Behind the tight race - economy vs. morality
All along it's been the same battle among the voters: the economy vs. morality. For years now we've seen this contest being played out in the public's attitudes toward President Clinton. And the vibrant economy clearly has prevailed - witness the high performance ratings Mr. Clinton has continued to receive even when the Monica Lewinsky scandal was hitting him the hardest.
So now we have a vice president who not only carries the political baggage of the president's behavior problems but must also answer for his 1996 fund-raising conduct, both inside and outside the White House. Will that be enough to sink him?

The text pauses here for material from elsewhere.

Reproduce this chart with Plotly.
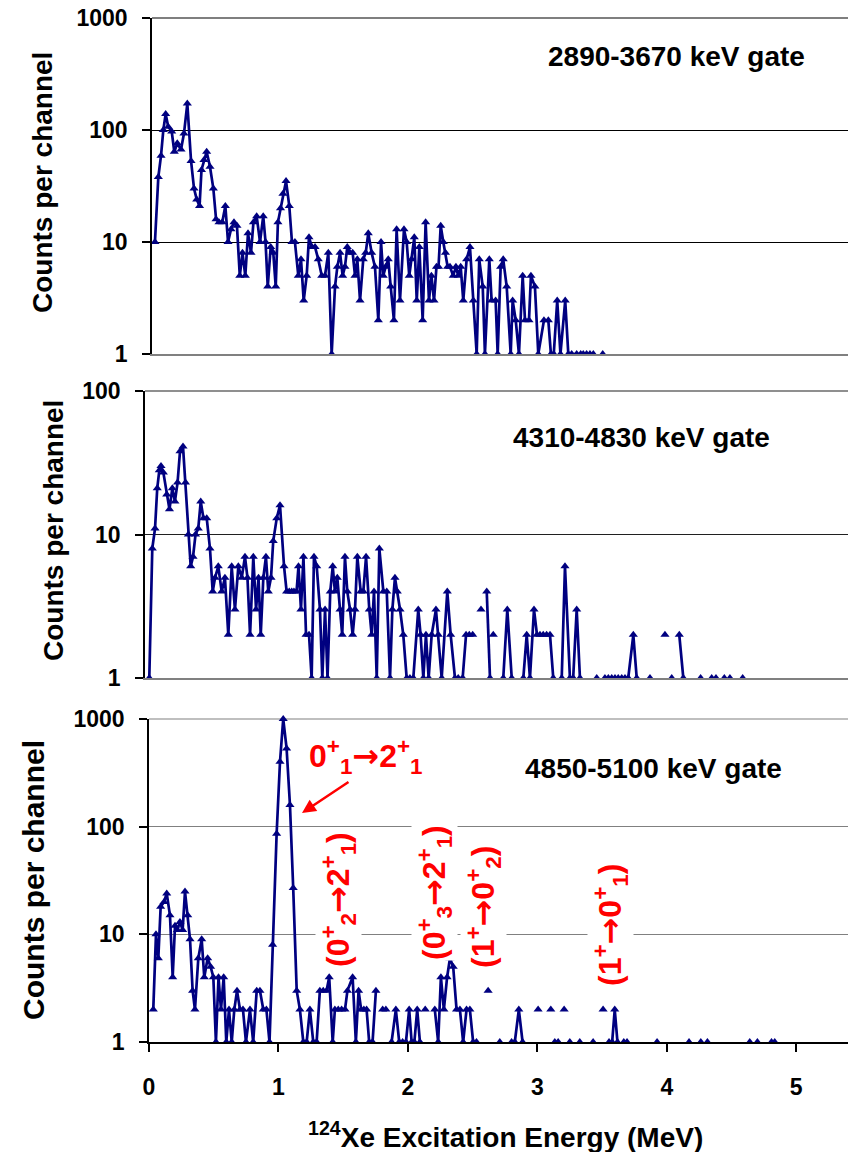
import plotly.graph_objects as go

# Gated 124Xe excitation-energy spectra.
# Energies in keV, counts per channel; None marks an empty channel (gap on the log axis).

# 2890-3670 keV gate
e_gate1 = [23, 49, 70, 88, 106, 126, 153, 173, 196, 225,
           248, 274, 303, 326, 347, 369, 384, 403, 424, 450,
           476, 497, 520, 545, 569, 590, 613, 636, 659, 681,
           702, 724, 745, 768, 787, 812, 838, 863, 881, 898,
           921, 941, 960, 977, 997, 1016, 1040, 1065, 1086, 1109,
           1135, 1156, 1177, 1200, 1218, 1241, 1265, 1290, 1317, 1342,
           1368, 1394, 1420, 1438, 1459, 1479, 1497, 1515, 1536, 1557,
           1575, 1593, 1614, 1639, 1658, 1678, 1704, 1730, 1756, 1777,
           1794, 1813, 1833, 1852, 1877, 1898, 1924, 1955, 1976, 1996,
           2015, 2035, 2054, 2074, 2100, 2123, 2149, 2168, 2188, 2207,
           2223, 2240, 2260, 2277, 2294, 2312, 2337, 2358, 2376, 2395,
           2415, 2441, 2467, 2493, 2519, 2539, 2566, 2583, 2617, 2635,
           2666, 2682, 2705, 2725, 2752, 2783, 2798, 2822, 2847, 2876,
           2894, 2925, 2940, 2971, 2997, 3041, 3075, 3095, 3117, 3144,
           3169, 3206, 3230, 3256, 3295, 3326, 3346, 3372, 3398, 3424,
           3460, 3497]
c_gate1 = [10, 38, 59, 100, 139, 107, 97, 64, 76, 67,
           93, 172, 53, 30, 24, 21, 44, 54, 64, 47,
           30, 16, 15, 15, 21, 10, 13, 15, 14, 5,
           8, 5, 12, 8, 15, 17, 10, 17, 10, 4,
           9, 8, 4, 15, 20, 27, 35, 21, 10, 10,
           5, 7, 3, 5, 11, 9, 9, 7, 5, 5,
           8, 1, 4, 6, 8, 5, 6, 9, 8, 8,
           5, 7, 3, 7, 8, 12, 8, 6, 2, 10,
           5, 6, 7, 4, 2, 13, 3, 13, 10, 5,
           7, 11, 3, 9, 2, 15, 3, 5, 3, 6,
           6, 14, 10, 8, 6, 6, 5, 6, 5, 6,
           3, 7, 9, 3, 1, 7, 4, 1, 7, 3,
           3, 1, 6, 7, 4, 1, 3, 2, 1, 5,
           2, 2, 5, 4, 1, 2, 2, 1, 1, 3,
           1, 3, 1, 1, 1, 1, 1, 1, 1, 1,
           None, 1]

# 4310-4830 keV gate
e_gate2 = [33, 56, 77, 94, 110, 123, 141, 167, 188, 210,
           230, 250, 269, 292, 311, 333, 351, 369, 388, 409,
           428, 449, 474, 499, 520, 538, 563, 589, 614, 640,
           666, 691, 717, 743, 768, 787, 807, 832, 853, 872,
           889, 909, 929, 947, 968, 985, 1012, 1037, 1068, 1088,
           1108, 1127, 1144, 1164, 1179, 1198, 1217, 1237, 1260, 1280,
           1298, 1319, 1344, 1362, 1383, 1402, 1423, 1442, 1459, 1477,
           1498, 1515, 1536, 1554, 1575, 1595, 1613, 1631, 1657, 1677,
           1698, 1723, 1741, 1759, 1780, 1800, 1831, 1857, 1882, 1900,
           1920, 1938, 1959, 1984, 2010, 2035, 2061, 2099, 2117, 2138,
           2158, 2179, 2202, 2235, 2253, 2279, 2322, 2348, 2381, 2406,
           2440, 2466, 2491, 2517, 2550, 2581, 2600, 2625, 2650, 2662,
           2675, 2710, 2752, 2783, 2817, 2860, 2906, 2932, 2957, 2988,
           3011, 3034, 3059, 3085, 3111, 3136, 3170, 3201, 3226, 3264,
           3289, 3316, 3341, 3400, 3470, 3500, 3533, 3559, 3585, 3610,
           3635, 3662, 3687, 3712, 3751, 3777, 3830, 3879, 3940, 3994,
           4020, 4046, 4075, 4104, 4135, 4200, 4268, 4310, 4353, 4370,
           4386, 4420, 4450, 4470, 4493, 4540, 4591]
c_gate2 = [1, 8, 11, 21, 28, 30, 27, 19, 15, 21,
           17, 23, 38, 41, 23, 10, 6, 7, 10, 11,
           17, 13, 13, 8, 4, 5, 6, 4, 5, 2,
           6, 3, 6, 5, 7, 5, 2, 7, 3, 5,
           2, 5, 7, 4, 5, 9, 13, 16, 6, 4,
           4, 4, 4, 4, 6, 3, 7, 2, 2, 1,
           7, 6, 3, 1, 3, 1, 4, 6, 4, 5,
           3, 2, 7, 4, 3, 2, 3, 7, 4, 4,
           7, 3, 2, 4, 1, 8, 4, 4, 1, 3,
           5, 4, 3, 2, 1, 1, 1, 3, 2, 1,
           2, 1, 2, 3, 2, 1, 4, 2, 1, 1,
           1, 2, 2, 2, None, 3, None, 4, 1, None,
           2, None, 1, 3, 1, None, 1, 2, 1, 3,
           2, 2, 2, 2, 2, 1, None, 1, 6, 1,
           1, 3, 1, None, 1, None, 1, 1, 1, 1,
           1, 1, 1, 1, 2, 1, None, 1, None, 2,
           None, 1, None, 2, 1, None, 1, None, 1, None,
           1, None, 1, None, 1, None, 1]

# 4850-5100 keV gate
e_gate3 = [33, 54, 72, 90, 116, 137, 162, 183, 201, 219,
           239, 260, 278, 299, 317, 337, 355, 381, 407, 427,
           453, 476, 497, 517, 537, 556, 577, 597, 618, 639,
           659, 680, 703, 726, 749, 780, 805, 832, 857, 883,
           907, 931, 955, 986, 1012, 1037, 1063, 1089, 1114, 1141,
           1166, 1192, 1218, 1243, 1269, 1295, 1320, 1346, 1372, 1392,
           1419, 1436, 1462, 1488, 1514, 1533, 1573, 1598, 1619, 1639,
           1660, 1681, 1701, 1727, 1753, 1779, 1805, 1830, 1856, 1874,
           1907, 1933, 1959, 1985, 2010, 2029, 2050, 2072, 2093, 2113,
           2134, 2170, 2208, 2234, 2255, 2278, 2303, 2325, 2350, 2376,
           2402, 2427, 2453, 2479, 2504, 2530, 2575, 2620, 2665, 2710,
           2755, 2801, 2826, 2857, 2886, 2945, 3006, 3055, 3104, 3120,
           3135, 3161, 3185, 3207, 3230, 3251, 3290, 3328, 3380, 3431,
           3470, 3508, 3530, 3554, 3578, 3598, 3619, 3645, 3668, 3693,
           3800, 3925, 4050, 4172, 4220, 4263, 4290, 4314, 4480, 4641,
           4670, 4700, 4750, 4809, 4834]
c_gate3 = [2, 10, 6, 18, 20, 24, 15, 4, 12, 11,
           13, 11, 25, 15, 9, 3, 2, 6, 9, 4,
           6, 5, 4, 1, 4, 2, 4, 1, 2, 1,
           2, 3, 2, 2, 1, 2, 1, 3, 3, 2,
           2, 1, 8, 86, 401, 1000, 533, 159, 27, 3,
           2, 1, 1, 2, 1, 1, 3, 3, 3, 4,
           1, 2, 2, 2, 2, 3, 4, 1, 3, 2,
           2, 2, 1, 1, 3, None, 2, 2, None, 1,
           2, 1, 1, 1, 2, 1, 1, 2, 1, None,
           2, None, 2, 1, 4, 2, 4, 6, 5, 2,
           2, 1, 2, 2, 1, 1, None, 3, None, 1,
           None, 1, 1, 2, 1, None, 2, None, 2, None,
           1, 1, None, 2, None, 1, None, 1, None, 1,
           None, 2, None, 1, 1, 2, 1, None, 1, 1,
           None, 1, None, 1, None, 1, None, 1, None, 1,
           None, 1, None, 1, 1]

gate_labels = ["2890-3670 keV gate", "4310-4830 keV gate", "4850-5100 keV gate"]
y_ticks = [1, 10, 100, 1000]
x_ticks = [0, 1, 2, 3, 4, 5]

W, H = 849, 1152
FONT = "Liberation Sans, Arial, sans-serif"
NAVY = "#000080"
RED = "#ff0000"
ARROW = '<span style="font-family:DejaVu Sans">→</span>'


def fx(p):
    return p / W


def fy(p):
    return 1 - p / H


fig = go.Figure()

series = [(e_gate1, c_gate1, "x", "y"),
          (e_gate2, c_gate2, "x2", "y2"),
          (e_gate3, c_gate3, "x3", "y3")]
for e, c, xa, ya in series:
    assert len(e) == len(c)
    fig.add_trace(go.Scatter(
        x=[v / 1000 for v in e], y=c, xaxis=xa, yaxis=ya,
        mode="lines+markers", connectgaps=False, cliponaxis=False,
        line=dict(color=NAVY, width=2.7),
        marker=dict(symbol="triangle-up", size=8, color=NAVY),
        showlegend=False, hoverinfo="skip"))

tickfont = dict(family=FONT, size=23, color="black", weight="bold")

# pixel geometry of each panel: left, right, top (max decade), bottom (1)
panels = [
    dict(l=152, r=848, t=18, b=354, ymax=3, grid="#000000", xline="#808080"),
    dict(l=145, r=848, t=391, b=678, ymax=2, grid="#202020", xline="#808080"),
    dict(l=149, r=848, t=719, b=1042, ymax=3, grid="#808080", xline="#000000"),
]

layout_axes = {}
shapes = []
for i, p in enumerate(panels, start=1):
    sfx = "" if i == 1 else str(i)
    vals = [v for v in y_ticks if v <= 10 ** p["ymax"]]
    layout_axes["xaxis" + sfx] = dict(
        domain=[fx(p["l"]), fx(p["r"])], range=[0, 5.4], anchor="y" + sfx,
        automargin=False,
        showline=True, linecolor=p["xline"], linewidth=1.5,
        showgrid=False, zeroline=False,
        ticks="outside" if i == 3 else "", ticklen=8, tickwidth=1.5,
        tickcolor="black",
        tickvals=x_ticks if i == 3 else [],
        ticktext=[str(v) for v in x_ticks] if i == 3 else [],
        showticklabels=(i == 3), tickfont=tickfont, ticklabelstandoff=16)
    layout_axes["yaxis" + sfx] = dict(
        domain=[fy(p["b"]), fy(p["t"])], type="log",
        range=[0, p["ymax"]], automargin=False,
        anchor="x" + sfx, showline=True, linecolor="black", linewidth=1.5,
        showgrid=True, gridcolor=p["grid"], gridwidth=1.2, zeroline=False,
        ticks="outside", ticklen=8, tickwidth=1.5, tickcolor="black",
        tickvals=vals, ticktext=[str(v) for v in vals],
        tickfont=tickfont, ticklabelstandoff=10)
    # gridline at the top decade of the panel
    shapes.append(dict(
        type="line", xref="paper", yref="paper", layer="below",
        x0=fx(p["l"]), x1=fx(p["r"]), y0=fy(p["t"]), y1=fy(p["t"]),
        line=dict(color=p["grid"], width=1.2)))

annotations = []

# y-axis titles
for (cx, cy, size) in [(43, 183, 28), (53, 531, 28), (33, 880, 30)]:
    annotations.append(dict(
        x=fx(cx), y=fy(cy), xref="paper", yref="paper", showarrow=False,
        text="Counts per channel", textangle=-90,
        font=dict(family=FONT, size=size, color="black", weight="bold"),
        xanchor="center", yanchor="middle"))

# gate labels
for (cx, cy), label in zip([(676, 57), (641, 437), (653, 768)], gate_labels):
    annotations.append(dict(
        x=fx(cx), y=fy(cy), xref="paper", yref="paper", showarrow=False,
        text=label, font=dict(family=FONT, size=28, color="black", weight="bold"),
        xanchor="center", yanchor="middle"))

# x-axis title
annotations.append(dict(
    x=fx(505), y=fy(1135), xref="paper", yref="paper", showarrow=False,
    text="<sup>124</sup>Xe Excitation Energy (MeV)",
    font=dict(family=FONT, size=28, color="black", weight="bold"),
    xanchor="center", yanchor="middle"))

# transition labels in the lowest panel
annotations.append(dict(
    x=fx(365), y=fy(756), xref="paper", yref="paper", showarrow=False,
    text="0<sup>+</sup><sub>1</sub>" + ARROW + "2<sup>+</sup><sub>1</sub>",
    font=dict(family=FONT, size=32, color=RED, weight="bold"),
    xanchor="center", yanchor="middle"))
annotations.append(dict(
    x=fx(302), y=fy(813), xref="paper", yref="paper", showarrow=True,
    ax=48, ay=-32, text="", arrowhead=2, arrowsize=1.1, arrowwidth=2.5,
    arrowcolor=RED))

vertical_labels = [
    ("(0<sup>+</sup><sub>2</sub>" + ARROW + "2<sup>+</sup><sub>1</sub>)", 338, 900),
    ("(0<sup>+</sup><sub>3</sub>" + ARROW + "2<sup>+</sup><sub>1</sub>)", 434, 893),
    ("(1<sup>+</sup>" + ARROW + "0<sup>+</sup><sub>2</sub>)", 483, 907),
    ("(1<sup>+</sup>" + ARROW + "0<sup>+</sup><sub>1</sub>)", 610, 925),
]
for text, cx, cy in vertical_labels:
    annotations.append(dict(
        x=fx(cx), y=fy(cy), xref="paper", yref="paper", showarrow=False,
        text=text, textangle=-90, bgcolor="white", borderpad=0,
        font=dict(family=FONT, size=32, color=RED, weight="bold"),
        xanchor="center", yanchor="middle"))

fig.update_layout(
    width=W, height=H, margin=dict(l=0, r=0, t=0, b=0),
    paper_bgcolor="white", plot_bgcolor="white",
    annotations=annotations, shapes=shapes, **layout_axes)

fig.write_html("out.html")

The other morning at breakfast a highly regarded and politically knowledgeable pollster - Andy Kohut - told us that if the Gore-Bush race is running nip-and-tuck (as it is now) at election time, "the economy would trump morality" with voters. Implied in this assessment, of course, is the assumption that the economy, itself, would remain strong and unaffected, basically, by the jittery stock market.

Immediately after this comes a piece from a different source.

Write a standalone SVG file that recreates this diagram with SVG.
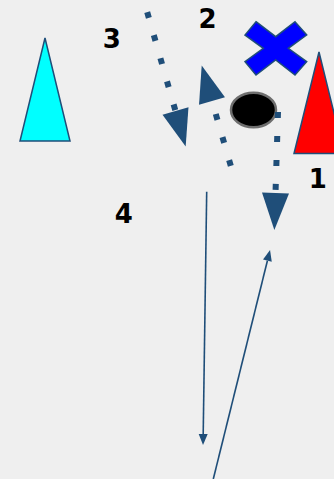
<svg xmlns="http://www.w3.org/2000/svg" width="334" height="479" viewBox="0 0 334 479">
<style>
.lbl{font-family:"DejaVu Sans","Liberation Sans",sans-serif;font-weight:bold;font-size:26px;fill:#000;text-anchor:middle}
.dot{fill:none;stroke:#1F4E79;stroke-width:6;stroke-dasharray:6 18}
.thin{fill:none;stroke:#1F4E79;stroke-width:1.6}
.edge{stroke:#1F4E79;stroke-width:1.5;stroke-linejoin:miter}
</style>
<defs>
<marker id="big" markerUnits="userSpaceOnUse" markerWidth="40" markerHeight="30" refX="0" refY="13.5" orient="auto" overflow="visible">
<path d="M0,0 L37,13.5 L0,27 z" fill="#1F4E79"/>
</marker>
<marker id="small" markerUnits="userSpaceOnUse" markerWidth="12" markerHeight="10" refX="0" refY="4.5" orient="auto" overflow="visible">
<path d="M0,0 L11,4.5 L0,9 z" fill="#1F4E79"/>
</marker>
<filter id="soft" x="-10%" y="-10%" width="120%" height="120%"><feGaussianBlur stdDeviation="0.4"/></filter>
</defs>
<rect x="0" y="0" width="334" height="479" fill="#EFEFEF"/>
<g id="cone-cyan"><polygon class="edge" points="45,38 20,141 70,141" fill="#00FFFF"/></g>
<g id="cone-red"><polygon class="edge" points="319,52 294,153.5 344,153.5" fill="#FF0000"/></g>
<g id="cross"><polygon class="edge" fill="#0000FF" points="256,21.7 275.7,36.7 295,21.7 306.7,35 288.3,48.3 306.7,61.7 295,75 275.7,60 256,75 245,61.7 263.3,48.3 245,35"/></g>
<g id="ball"><ellipse cx="253.5" cy="110" rx="22.5" ry="17.3" fill="#000" stroke="#6E6E6E" stroke-width="2.5"/></g>
<g id="label-1"><text class="lbl" x="317.7" y="187.7">1</text></g>
<g id="label-2"><text class="lbl" x="207.5" y="27.7">2</text></g>
<g id="label-3"><text class="lbl" x="111.7" y="48">3</text></g>
<g id="label-4"><text class="lbl" x="123.8" y="223.3">4</text></g>
<g id="connectors">
<line class="dot" x1="147.2" y1="12.1" x2="175.5" y2="111" marker-end="url(#big)"/>
<line class="dot" x1="230.8" y1="165.9" x2="212" y2="101" marker-end="url(#big)"/>
<line class="dot" x1="278" y1="112" x2="275.5" y2="193" marker-end="url(#big)"/>
<line class="thin" x1="206.7" y1="191.7" x2="203.2" y2="434" marker-end="url(#small)"/>
<line class="thin" x1="213.3" y1="479" x2="267.4" y2="260.7" marker-end="url(#small)"/>
</g>
</svg>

Indeed, history has clearly shown us that when the economy is going strong and, thus, the electorate is happy, the presidential incumbent holds a big and often decisive advantage. Gore is a de facto incumbent, representing the Clinton administration and its hopes of staying in the White House.
It's much, much too early to make a call on next November's election.
But one has to wonder why Democratic candidates from the top to the bottom aren't doing better if that strong economy is such a powerful force, at least at this time.
No one knows the political climate in all 50 states better than pollster Charles E. Cook Jr. But his latest findings show Bush and Gore in a dead heat in their drive for electoral votes and the Republicans holding control of both of the houses. Where is that mighty economic wind that's supposed to be blowing at the Democratic candidates' backs?
Yes, one has to wonder why, with the president's public aproval ratings being rated as high as 70 percent, his vice president was, as the primaries began, some 25 points behind Bush and is still no better than even with Bush in some polls and behind Bush a percentage point or two in other polls. Again, why isn't Gore benefiting more from the strong economy?
Back a while, polls showed that a factor called "Clinton fatigue" was pulling Gore down - that the public (including many who still gave Clinton high marks for the way he was doing his job) were tired of Clinton's behavior (and Gore's too) and were ready to make a change in leadership. So without knowing much about Bush, they turned to him. It was a desire for a change; and it was, basically, a vote for a better moral climate.
So why has Bush lost his lead?
I think some of those Democrats and independents who earlier had said they wanted Bush for president haven't liked him as they have gotten to know him better. The Bush personality, which is supposed to be so warm and attractive, didn't come off that way during his bitter battle with John McCain. Indeed, he's now being perceived by many voters as a bit arrogant. And in his half-smile they see a smirk.
These same voters who were moving away from Gore at first and saying they would choose Bush have been turned off by the Texan on second look. They doubtless are still available for Bush - but he's going to have to prove to them that he's a more likable, and smarter, fellow than the one who has been on public view in recent weeks.
I have my own theory on how this will all play out. (I'm reserving what is known as the "pundit's right" to change my mind later on.)
I think that in the end the "morality" factor will, this time, be enough to pretty much cancel out the economic factor and the American people will look very hard at both candidates and vote for the one they like better and who has shown - particularly in the debates - he would make the better leader.